On peut signer un protocole d’accord sur l’égalité, mais si l’employeur récupère sur le salaire des hommes que fait-on ? Il faut changer de mentalité de regard par rapport au travail dans son ensemble ». « Les syndicats ne portent pas assez l’égalité hommes-femmes, sauf au moment des revendications sur les retraites, constate Brigitte Laloupe. En outre, la reconnaissance des qualifications ne suffit pas. Quant à la part variable du salaire, les femmes revendiquent moins. Mais parmi les pistes d’action le recours en justice gagne à tous les coups avec le dispositif d’étude de panel sur la différence de carrière »1. Tout le monde s’accorde à dire que « Quand on donnera un niveau de salaire en fonction de la qualification quel que soit le genre on aura arrêté la discrimination et on l’arrêtera par rapport aux filières ».
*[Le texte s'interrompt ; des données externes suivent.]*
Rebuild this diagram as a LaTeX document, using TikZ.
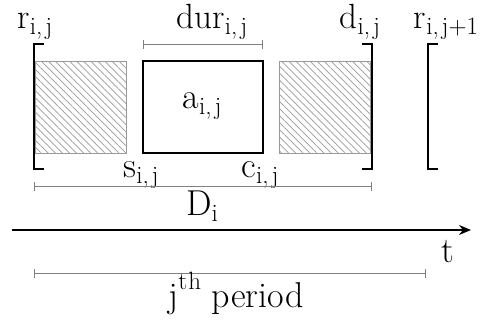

En conclusion de cette soirée-débat, Jean-François Bolzinger rappelle que l’UGICT travaille sur la crise actuelle à partir de la financiarisation de l‘économie, en creusant la question Wall street management, d’un management aux ordres des actionnaires et des bourses. Il s’agit de définir une alternative. Parmi les moteurs de l’évolution à venir: l’arrivée des jeunes générations et des femmes. Le mode de management évoluera s’il y a parité et mixité. La question de l’égalité, à tous les niveaux, donne un supplément d’âme. Pour sortir de la crise, il faut définanciariser le travail, ré-humaniser l’entreprise. La question de l’égalité femmes/hommes est décisive.
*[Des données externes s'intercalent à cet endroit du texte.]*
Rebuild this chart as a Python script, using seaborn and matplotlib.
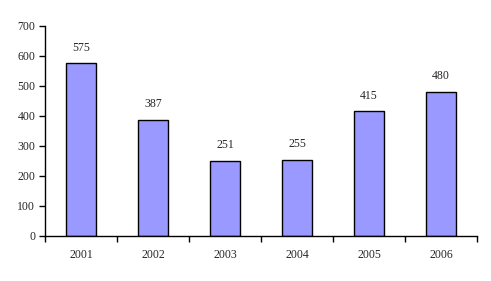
import matplotlib
matplotlib.use("Agg")
import matplotlib.pyplot as plt
import seaborn as sns
import pandas as pd
from matplotlib.ticker import FixedLocator

years = ["2001", "2002", "2003", "2004", "2005", "2006"]
values = [575, 387, 251, 255, 415, 480]

sns.set_theme(style="white")
plt.rcParams['font.family'] = ['Liberation Serif', 'DejaVu Serif']

df = pd.DataFrame({"year": years, "value": values})

fig = plt.figure(figsize=(4.91, 2.81), dpi=100)
ax = fig.add_axes([45/491, 45/281, 432/491, 210/281])

sns.barplot(data=df, x="year", y="value", ax=ax, color="#9999FF",
            saturation=1, edgecolor="black", linewidth=1.0, width=0.41)

ax.set_xlim(-0.5, len(years) - 0.5)
ax.set_ylim(0, 700)
ax.set_yticks(range(0, 701, 100))
ax.set_xlabel("")
ax.set_ylabel("")

for s in ["top", "right"]:
    ax.spines[s].set_visible(False)
for s in ["left", "bottom"]:
    ax.spines[s].set_color("black")
    ax.spines[s].set_linewidth(1.0)

ax.tick_params(axis="y", which="major", direction="out", length=4, width=1,
               color="black", labelsize=8.5, pad=3, left=True)
ax.tick_params(axis="x", which="major", length=0, labelsize=8.5, pad=9)
ax.xaxis.set_minor_locator(FixedLocator([i - 0.5 for i in range(len(years) + 1)]))
ax.tick_params(axis="x", which="minor", direction="out", length=4, width=1,
               color="black", bottom=True)

for c in ax.containers:
    ax.bar_label(c, labels=[str(v) for v in values], padding=7, fontsize=8.5)

fig.savefig("out.png", dpi=100)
1 La méthode Clerc : François Clerc, syndicaliste CGT, a élaboré une méthode qui, en cas de discrimination salariale, consiste à replacer le salarié dans la situation qu’il devrait connaître, si son évolution avait été comparable à celle des autres salariés, toutes choses égales. Elle fait autorité et marque des points en Cour de Cassation.
L’inégalité des retraites
Il y a déjà une vingtaine d’années l’Agirc a publié une étude extrêmement probante. Les chercheurs ont comparé la situation des hommes qui touchaient des majorations familiales avec celle des femmes. Concernant les hommes, toutes choses égales par ailleurs, il n’y avait aucune différence : tous touchaient les mêmes pensions. Concernant les femmes, elles touchaient 1/3 en moins dès lors qu’elles avaient des enfants, même si elles n’avaient pas cessé le travail, leurs carrières étaient pénalisées. Brigitte Laloupe : « Les hommes qui ont beaucoup d’enfants occupent des postes élevés dans la hiérarchie alors que c’est l’inverse pour les femmes. Il est plutôt prestigieux d’avoir beaucoup d’enfants pour un homme. C’est un frein pour les femmes ».
«Pourquoi les femmes gagnent-elles moins que les hommes. Les mécanismes psychosociaux du plafond de verre» par Brigitte Laloupe. Editions Pearson.156 pages. Septembre 2011. Prix:19 euros.